— Exercise —
Lines containing the string "that" are to be counted; report the total by itself.

— Dataset records —
↓↓↓
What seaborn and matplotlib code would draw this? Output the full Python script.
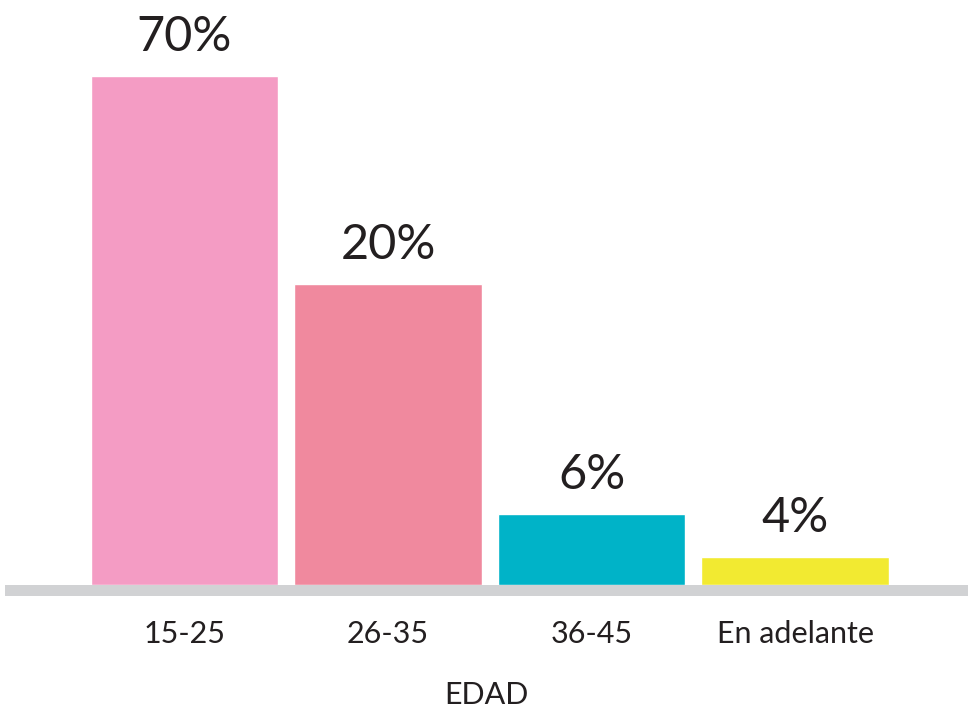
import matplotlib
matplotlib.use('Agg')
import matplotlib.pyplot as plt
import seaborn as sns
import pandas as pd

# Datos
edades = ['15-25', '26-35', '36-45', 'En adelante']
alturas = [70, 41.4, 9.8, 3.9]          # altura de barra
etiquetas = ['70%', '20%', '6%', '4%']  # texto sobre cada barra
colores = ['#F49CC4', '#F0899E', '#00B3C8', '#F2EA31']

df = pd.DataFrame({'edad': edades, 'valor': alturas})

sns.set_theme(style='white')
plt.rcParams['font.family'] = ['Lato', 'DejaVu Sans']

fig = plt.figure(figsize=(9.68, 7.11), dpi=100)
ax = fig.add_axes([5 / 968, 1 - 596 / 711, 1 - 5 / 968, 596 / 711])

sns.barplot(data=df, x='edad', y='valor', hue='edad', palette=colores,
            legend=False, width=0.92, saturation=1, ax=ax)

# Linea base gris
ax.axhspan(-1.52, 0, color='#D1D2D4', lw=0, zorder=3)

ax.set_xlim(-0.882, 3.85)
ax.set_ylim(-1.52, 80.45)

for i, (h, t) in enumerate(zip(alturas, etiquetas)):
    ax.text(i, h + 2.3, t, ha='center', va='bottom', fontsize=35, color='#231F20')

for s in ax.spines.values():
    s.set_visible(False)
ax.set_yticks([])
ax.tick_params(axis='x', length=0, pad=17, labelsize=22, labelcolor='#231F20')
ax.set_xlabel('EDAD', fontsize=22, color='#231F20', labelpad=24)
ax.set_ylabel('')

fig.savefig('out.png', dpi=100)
↑↑↑
↓↓↓
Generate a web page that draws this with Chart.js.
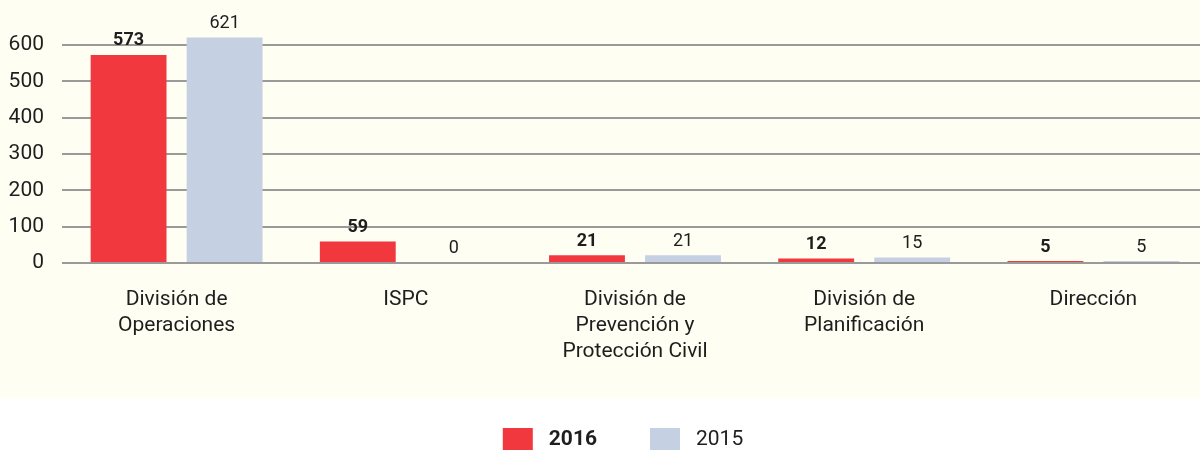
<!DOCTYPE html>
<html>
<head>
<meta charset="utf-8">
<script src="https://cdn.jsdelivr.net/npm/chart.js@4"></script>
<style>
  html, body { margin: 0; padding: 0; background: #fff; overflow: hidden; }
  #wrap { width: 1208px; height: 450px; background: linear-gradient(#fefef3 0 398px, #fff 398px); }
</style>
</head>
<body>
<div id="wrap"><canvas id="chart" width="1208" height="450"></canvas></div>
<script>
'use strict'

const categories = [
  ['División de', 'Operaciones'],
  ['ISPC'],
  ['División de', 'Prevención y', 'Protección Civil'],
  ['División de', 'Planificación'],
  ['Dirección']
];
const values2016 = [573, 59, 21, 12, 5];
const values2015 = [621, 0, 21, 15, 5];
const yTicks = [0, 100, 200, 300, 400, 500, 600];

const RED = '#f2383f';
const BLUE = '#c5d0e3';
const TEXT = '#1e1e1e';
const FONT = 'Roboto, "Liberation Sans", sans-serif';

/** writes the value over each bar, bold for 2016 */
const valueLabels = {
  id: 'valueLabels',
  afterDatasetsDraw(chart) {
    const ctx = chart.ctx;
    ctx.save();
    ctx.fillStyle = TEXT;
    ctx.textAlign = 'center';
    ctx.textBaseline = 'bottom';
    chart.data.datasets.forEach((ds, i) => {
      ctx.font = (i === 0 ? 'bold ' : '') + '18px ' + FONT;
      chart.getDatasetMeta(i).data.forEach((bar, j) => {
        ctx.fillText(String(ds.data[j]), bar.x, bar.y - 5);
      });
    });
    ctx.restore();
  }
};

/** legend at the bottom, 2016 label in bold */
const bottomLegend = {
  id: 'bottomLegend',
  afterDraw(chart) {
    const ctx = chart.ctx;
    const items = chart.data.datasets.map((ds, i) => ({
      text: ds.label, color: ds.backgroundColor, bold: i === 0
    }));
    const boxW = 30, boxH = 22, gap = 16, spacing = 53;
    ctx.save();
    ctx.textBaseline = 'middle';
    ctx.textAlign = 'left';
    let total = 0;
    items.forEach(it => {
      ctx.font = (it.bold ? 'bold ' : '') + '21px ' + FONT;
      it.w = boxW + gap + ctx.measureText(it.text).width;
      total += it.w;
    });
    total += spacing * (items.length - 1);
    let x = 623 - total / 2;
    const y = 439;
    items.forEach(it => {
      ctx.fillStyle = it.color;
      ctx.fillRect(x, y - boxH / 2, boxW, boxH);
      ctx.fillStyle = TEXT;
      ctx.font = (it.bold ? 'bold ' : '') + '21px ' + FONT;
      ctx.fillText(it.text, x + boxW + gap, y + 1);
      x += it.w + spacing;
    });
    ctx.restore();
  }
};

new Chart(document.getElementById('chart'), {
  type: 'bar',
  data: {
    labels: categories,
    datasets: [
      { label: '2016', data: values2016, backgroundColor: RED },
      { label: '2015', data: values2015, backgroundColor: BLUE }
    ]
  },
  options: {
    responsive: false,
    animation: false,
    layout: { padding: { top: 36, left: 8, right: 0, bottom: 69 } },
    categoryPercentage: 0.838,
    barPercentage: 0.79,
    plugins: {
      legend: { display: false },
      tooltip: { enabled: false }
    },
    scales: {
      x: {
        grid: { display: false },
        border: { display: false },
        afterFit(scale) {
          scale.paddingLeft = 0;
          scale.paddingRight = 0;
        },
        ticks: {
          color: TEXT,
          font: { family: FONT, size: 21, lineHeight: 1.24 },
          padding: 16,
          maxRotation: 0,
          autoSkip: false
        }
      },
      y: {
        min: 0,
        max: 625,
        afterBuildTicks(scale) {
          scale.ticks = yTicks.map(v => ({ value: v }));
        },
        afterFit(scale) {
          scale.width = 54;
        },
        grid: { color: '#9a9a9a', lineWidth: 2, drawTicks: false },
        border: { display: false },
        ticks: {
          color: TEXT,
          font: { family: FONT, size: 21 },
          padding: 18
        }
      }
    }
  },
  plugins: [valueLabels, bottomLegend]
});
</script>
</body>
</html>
↑↑↑
↓↓↓
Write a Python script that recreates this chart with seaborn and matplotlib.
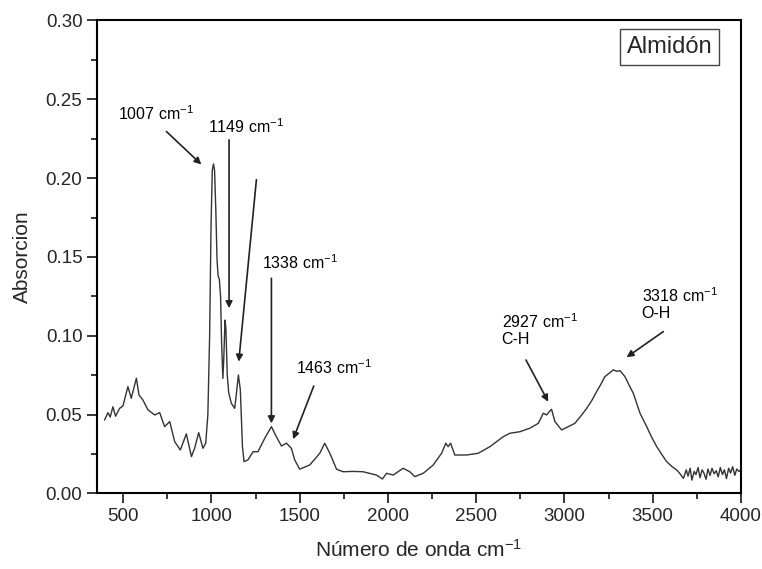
↑↑↑
— Completed task —
2